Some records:
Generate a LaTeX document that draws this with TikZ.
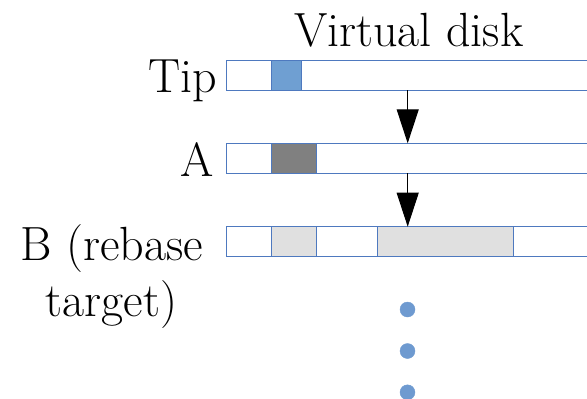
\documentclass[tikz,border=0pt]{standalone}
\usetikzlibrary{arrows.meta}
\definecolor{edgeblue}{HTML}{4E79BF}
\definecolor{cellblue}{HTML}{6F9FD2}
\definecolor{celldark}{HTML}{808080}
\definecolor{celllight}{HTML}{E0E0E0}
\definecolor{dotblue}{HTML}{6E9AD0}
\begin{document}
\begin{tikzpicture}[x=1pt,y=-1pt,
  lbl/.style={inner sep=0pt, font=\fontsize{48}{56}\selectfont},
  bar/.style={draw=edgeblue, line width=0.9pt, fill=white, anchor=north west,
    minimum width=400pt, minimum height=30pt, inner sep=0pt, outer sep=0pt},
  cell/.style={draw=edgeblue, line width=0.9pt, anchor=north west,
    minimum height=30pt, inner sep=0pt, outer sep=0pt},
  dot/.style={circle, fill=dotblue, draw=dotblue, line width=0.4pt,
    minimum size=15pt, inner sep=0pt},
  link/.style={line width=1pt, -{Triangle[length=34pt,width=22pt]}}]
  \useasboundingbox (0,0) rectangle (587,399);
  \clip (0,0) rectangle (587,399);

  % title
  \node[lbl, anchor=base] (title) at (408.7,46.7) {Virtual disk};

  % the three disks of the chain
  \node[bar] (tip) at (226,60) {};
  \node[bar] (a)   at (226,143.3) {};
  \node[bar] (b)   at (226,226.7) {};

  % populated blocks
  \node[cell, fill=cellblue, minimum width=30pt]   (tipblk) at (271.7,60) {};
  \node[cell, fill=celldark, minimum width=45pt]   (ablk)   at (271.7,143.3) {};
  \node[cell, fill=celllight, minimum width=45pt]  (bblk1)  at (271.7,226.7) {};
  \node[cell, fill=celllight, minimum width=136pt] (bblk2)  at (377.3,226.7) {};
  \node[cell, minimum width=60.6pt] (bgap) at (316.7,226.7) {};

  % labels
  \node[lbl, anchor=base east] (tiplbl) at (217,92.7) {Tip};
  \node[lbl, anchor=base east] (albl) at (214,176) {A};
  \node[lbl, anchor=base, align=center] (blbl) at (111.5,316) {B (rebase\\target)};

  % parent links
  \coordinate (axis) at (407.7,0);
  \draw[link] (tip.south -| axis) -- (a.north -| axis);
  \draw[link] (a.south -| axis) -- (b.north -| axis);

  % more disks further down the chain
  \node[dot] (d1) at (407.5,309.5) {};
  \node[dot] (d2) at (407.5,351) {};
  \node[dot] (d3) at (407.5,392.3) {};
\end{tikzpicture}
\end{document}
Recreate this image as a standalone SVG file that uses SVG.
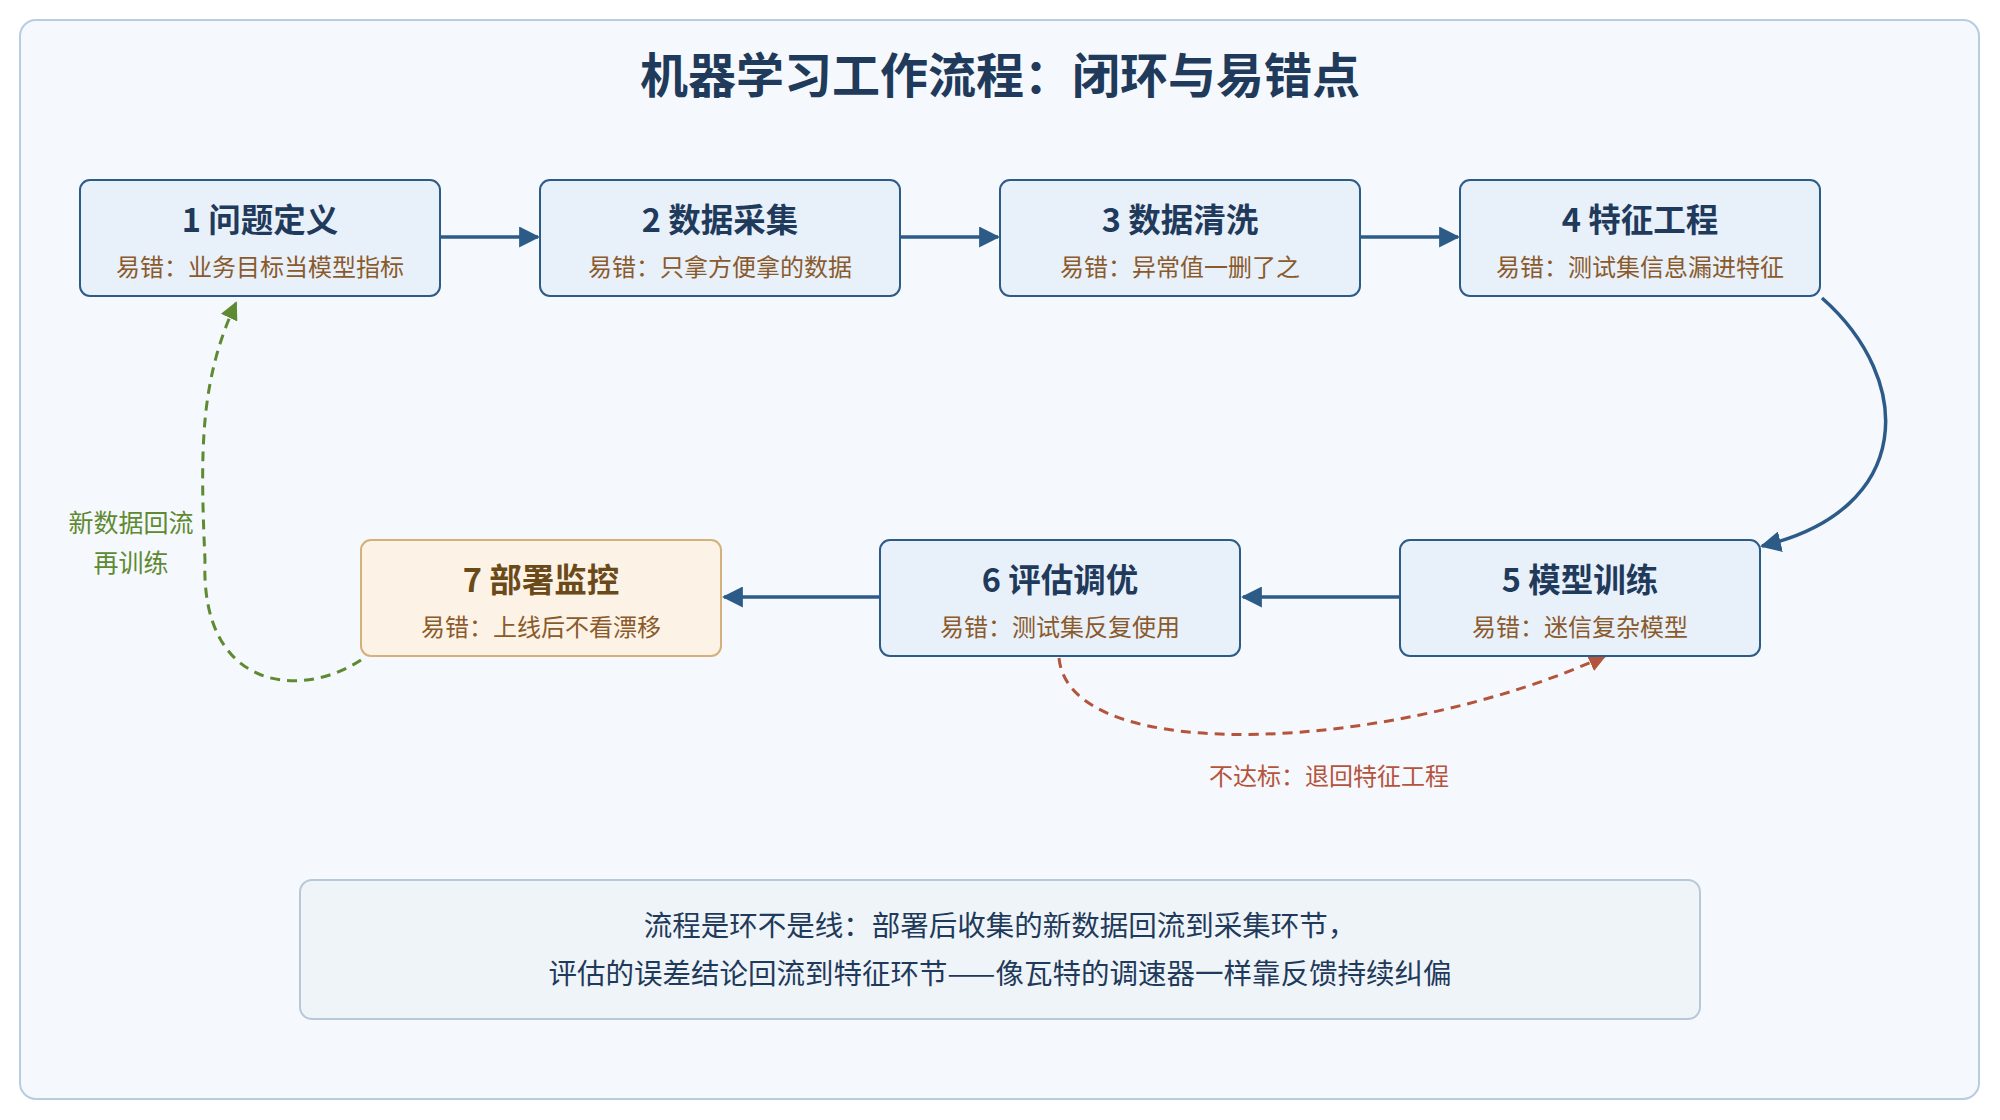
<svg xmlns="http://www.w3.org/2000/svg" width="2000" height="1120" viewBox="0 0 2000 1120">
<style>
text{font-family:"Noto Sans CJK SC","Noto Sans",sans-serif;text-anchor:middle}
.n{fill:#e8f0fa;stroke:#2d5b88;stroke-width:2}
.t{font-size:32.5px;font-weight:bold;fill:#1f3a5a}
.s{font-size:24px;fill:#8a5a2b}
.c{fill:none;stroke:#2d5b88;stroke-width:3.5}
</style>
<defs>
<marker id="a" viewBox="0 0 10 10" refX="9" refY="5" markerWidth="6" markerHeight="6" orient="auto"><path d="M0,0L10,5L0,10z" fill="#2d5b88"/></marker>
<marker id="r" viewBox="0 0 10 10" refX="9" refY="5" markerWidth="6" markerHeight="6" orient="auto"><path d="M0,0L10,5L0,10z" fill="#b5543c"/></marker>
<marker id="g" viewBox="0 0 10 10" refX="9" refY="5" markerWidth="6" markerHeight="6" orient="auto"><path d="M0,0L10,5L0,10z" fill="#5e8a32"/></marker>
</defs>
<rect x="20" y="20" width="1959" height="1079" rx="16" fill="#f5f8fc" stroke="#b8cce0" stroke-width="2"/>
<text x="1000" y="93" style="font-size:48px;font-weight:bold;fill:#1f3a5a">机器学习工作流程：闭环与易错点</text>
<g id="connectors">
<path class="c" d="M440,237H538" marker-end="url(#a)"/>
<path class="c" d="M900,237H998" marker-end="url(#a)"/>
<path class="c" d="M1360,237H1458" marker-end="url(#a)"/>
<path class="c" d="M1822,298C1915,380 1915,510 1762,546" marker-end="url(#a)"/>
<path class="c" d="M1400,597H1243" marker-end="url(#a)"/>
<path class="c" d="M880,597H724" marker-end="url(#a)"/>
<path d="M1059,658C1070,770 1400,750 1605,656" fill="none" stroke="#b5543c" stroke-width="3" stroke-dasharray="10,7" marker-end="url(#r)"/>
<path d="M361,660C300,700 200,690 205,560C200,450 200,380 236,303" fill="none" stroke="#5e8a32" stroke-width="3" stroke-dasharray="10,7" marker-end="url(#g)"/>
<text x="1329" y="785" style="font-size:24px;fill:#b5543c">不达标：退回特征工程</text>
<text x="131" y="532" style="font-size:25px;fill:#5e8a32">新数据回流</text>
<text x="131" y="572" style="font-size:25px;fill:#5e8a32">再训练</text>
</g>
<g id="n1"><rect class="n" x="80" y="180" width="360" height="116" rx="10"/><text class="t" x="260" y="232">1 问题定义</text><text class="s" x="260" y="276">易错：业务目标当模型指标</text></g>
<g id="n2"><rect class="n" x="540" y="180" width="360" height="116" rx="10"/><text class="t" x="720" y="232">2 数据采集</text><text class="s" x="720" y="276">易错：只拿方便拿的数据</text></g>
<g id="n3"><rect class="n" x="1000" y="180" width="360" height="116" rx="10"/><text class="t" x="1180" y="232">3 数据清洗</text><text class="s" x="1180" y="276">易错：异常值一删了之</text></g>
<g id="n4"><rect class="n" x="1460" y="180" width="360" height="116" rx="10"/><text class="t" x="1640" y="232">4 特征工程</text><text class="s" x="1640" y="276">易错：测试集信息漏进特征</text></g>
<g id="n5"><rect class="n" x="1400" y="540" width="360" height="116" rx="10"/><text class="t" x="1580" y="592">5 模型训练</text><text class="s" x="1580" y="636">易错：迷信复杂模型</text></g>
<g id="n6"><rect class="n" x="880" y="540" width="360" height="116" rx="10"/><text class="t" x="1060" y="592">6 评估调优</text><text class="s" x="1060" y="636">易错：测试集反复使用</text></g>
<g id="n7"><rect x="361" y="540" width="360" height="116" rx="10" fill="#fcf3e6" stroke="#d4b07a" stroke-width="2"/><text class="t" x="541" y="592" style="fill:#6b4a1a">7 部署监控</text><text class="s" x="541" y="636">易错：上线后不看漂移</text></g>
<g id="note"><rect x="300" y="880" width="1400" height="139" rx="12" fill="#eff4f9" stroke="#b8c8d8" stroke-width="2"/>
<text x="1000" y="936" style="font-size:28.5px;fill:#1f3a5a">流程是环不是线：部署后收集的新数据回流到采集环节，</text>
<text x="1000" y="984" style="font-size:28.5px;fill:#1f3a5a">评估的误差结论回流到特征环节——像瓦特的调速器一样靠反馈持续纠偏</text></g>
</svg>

EXERCISE DETAILS:
Transcribe the full listing above exactly as it stands, minus the pictures.

WRITTEN SOLUTION:
Generate a LaTeX document that draws this with TikZ.
\documentclass[tikz,border=0pt]{standalone}
\usetikzlibrary{arrows.meta}
\definecolor{edgeblue}{HTML}{4E79BF}
\definecolor{cellblue}{HTML}{6F9FD2}
\definecolor{celldark}{HTML}{808080}
\definecolor{celllight}{HTML}{E0E0E0}
\definecolor{dotblue}{HTML}{6E9AD0}
\begin{document}
\begin{tikzpicture}[x=1pt,y=-1pt,
  lbl/.style={inner sep=0pt, font=\fontsize{48}{56}\selectfont},
  bar/.style={draw=edgeblue, line width=0.9pt, fill=white, anchor=north west,
    minimum width=400pt, minimum height=30pt, inner sep=0pt, outer sep=0pt},
  cell/.style={draw=edgeblue, line width=0.9pt, anchor=north west,
    minimum height=30pt, inner sep=0pt, outer sep=0pt},
  dot/.style={circle, fill=dotblue, draw=dotblue, line width=0.4pt,
    minimum size=15pt, inner sep=0pt},
  link/.style={line width=1pt, -{Triangle[length=34pt,width=22pt]}}]
  \useasboundingbox (0,0) rectangle (587,399);
  \clip (0,0) rectangle (587,399);

  % title
  \node[lbl, anchor=base] (title) at (408.7,46.7) {Virtual disk};

  % the three disks of the chain
  \node[bar] (tip) at (226,60) {};
  \node[bar] (a)   at (226,143.3) {};
  \node[bar] (b)   at (226,226.7) {};

  % populated blocks
  \node[cell, fill=cellblue, minimum width=30pt]   (tipblk) at (271.7,60) {};
  \node[cell, fill=celldark, minimum width=45pt]   (ablk)   at (271.7,143.3) {};
  \node[cell, fill=celllight, minimum width=45pt]  (bblk1)  at (271.7,226.7) {};
  \node[cell, fill=celllight, minimum width=136pt] (bblk2)  at (377.3,226.7) {};
  \node[cell, minimum width=60.6pt] (bgap) at (316.7,226.7) {};

  % labels
  \node[lbl, anchor=base east] (tiplbl) at (217,92.7) {Tip};
  \node[lbl, anchor=base east] (albl) at (214,176) {A};
  \node[lbl, anchor=base, align=center] (blbl) at (111.5,316) {B (rebase\\target)};

  % parent links
  \coordinate (axis) at (407.7,0);
  \draw[link] (tip.south -| axis) -- (a.north -| axis);
  \draw[link] (a.south -| axis) -- (b.north -| axis);

  % more disks further down the chain
  \node[dot] (d1) at (407.5,309.5) {};
  \node[dot] (d2) at (407.5,351) {};
  \node[dot] (d3) at (407.5,392.3) {};
\end{tikzpicture}
\end{document}
Recreate this image as a standalone SVG file that uses SVG.
<svg xmlns="http://www.w3.org/2000/svg" width="2000" height="1120" viewBox="0 0 2000 1120">
<style>
text{font-family:"Noto Sans CJK SC","Noto Sans",sans-serif;text-anchor:middle}
.n{fill:#e8f0fa;stroke:#2d5b88;stroke-width:2}
.t{font-size:32.5px;font-weight:bold;fill:#1f3a5a}
.s{font-size:24px;fill:#8a5a2b}
.c{fill:none;stroke:#2d5b88;stroke-width:3.5}
</style>
<defs>
<marker id="a" viewBox="0 0 10 10" refX="9" refY="5" markerWidth="6" markerHeight="6" orient="auto"><path d="M0,0L10,5L0,10z" fill="#2d5b88"/></marker>
<marker id="r" viewBox="0 0 10 10" refX="9" refY="5" markerWidth="6" markerHeight="6" orient="auto"><path d="M0,0L10,5L0,10z" fill="#b5543c"/></marker>
<marker id="g" viewBox="0 0 10 10" refX="9" refY="5" markerWidth="6" markerHeight="6" orient="auto"><path d="M0,0L10,5L0,10z" fill="#5e8a32"/></marker>
</defs>
<rect x="20" y="20" width="1959" height="1079" rx="16" fill="#f5f8fc" stroke="#b8cce0" stroke-width="2"/>
<text x="1000" y="93" style="font-size:48px;font-weight:bold;fill:#1f3a5a">机器学习工作流程：闭环与易错点</text>
<g id="connectors">
<path class="c" d="M440,237H538" marker-end="url(#a)"/>
<path class="c" d="M900,237H998" marker-end="url(#a)"/>
<path class="c" d="M1360,237H1458" marker-end="url(#a)"/>
<path class="c" d="M1822,298C1915,380 1915,510 1762,546" marker-end="url(#a)"/>
<path class="c" d="M1400,597H1243" marker-end="url(#a)"/>
<path class="c" d="M880,597H724" marker-end="url(#a)"/>
<path d="M1059,658C1070,770 1400,750 1605,656" fill="none" stroke="#b5543c" stroke-width="3" stroke-dasharray="10,7" marker-end="url(#r)"/>
<path d="M361,660C300,700 200,690 205,560C200,450 200,380 236,303" fill="none" stroke="#5e8a32" stroke-width="3" stroke-dasharray="10,7" marker-end="url(#g)"/>
<text x="1329" y="785" style="font-size:24px;fill:#b5543c">不达标：退回特征工程</text>
<text x="131" y="532" style="font-size:25px;fill:#5e8a32">新数据回流</text>
<text x="131" y="572" style="font-size:25px;fill:#5e8a32">再训练</text>
</g>
<g id="n1"><rect class="n" x="80" y="180" width="360" height="116" rx="10"/><text class="t" x="260" y="232">1 问题定义</text><text class="s" x="260" y="276">易错：业务目标当模型指标</text></g>
<g id="n2"><rect class="n" x="540" y="180" width="360" height="116" rx="10"/><text class="t" x="720" y="232">2 数据采集</text><text class="s" x="720" y="276">易错：只拿方便拿的数据</text></g>
<g id="n3"><rect class="n" x="1000" y="180" width="360" height="116" rx="10"/><text class="t" x="1180" y="232">3 数据清洗</text><text class="s" x="1180" y="276">易错：异常值一删了之</text></g>
<g id="n4"><rect class="n" x="1460" y="180" width="360" height="116" rx="10"/><text class="t" x="1640" y="232">4 特征工程</text><text class="s" x="1640" y="276">易错：测试集信息漏进特征</text></g>
<g id="n5"><rect class="n" x="1400" y="540" width="360" height="116" rx="10"/><text class="t" x="1580" y="592">5 模型训练</text><text class="s" x="1580" y="636">易错：迷信复杂模型</text></g>
<g id="n6"><rect class="n" x="880" y="540" width="360" height="116" rx="10"/><text class="t" x="1060" y="592">6 评估调优</text><text class="s" x="1060" y="636">易错：测试集反复使用</text></g>
<g id="n7"><rect x="361" y="540" width="360" height="116" rx="10" fill="#fcf3e6" stroke="#d4b07a" stroke-width="2"/><text class="t" x="541" y="592" style="fill:#6b4a1a">7 部署监控</text><text class="s" x="541" y="636">易错：上线后不看漂移</text></g>
<g id="note"><rect x="300" y="880" width="1400" height="139" rx="12" fill="#eff4f9" stroke="#b8c8d8" stroke-width="2"/>
<text x="1000" y="936" style="font-size:28.5px;fill:#1f3a5a">流程是环不是线：部署后收集的新数据回流到采集环节，</text>
<text x="1000" y="984" style="font-size:28.5px;fill:#1f3a5a">评估的误差结论回流到特征环节——像瓦特的调速器一样靠反馈持续纠偏</text></g>
</svg>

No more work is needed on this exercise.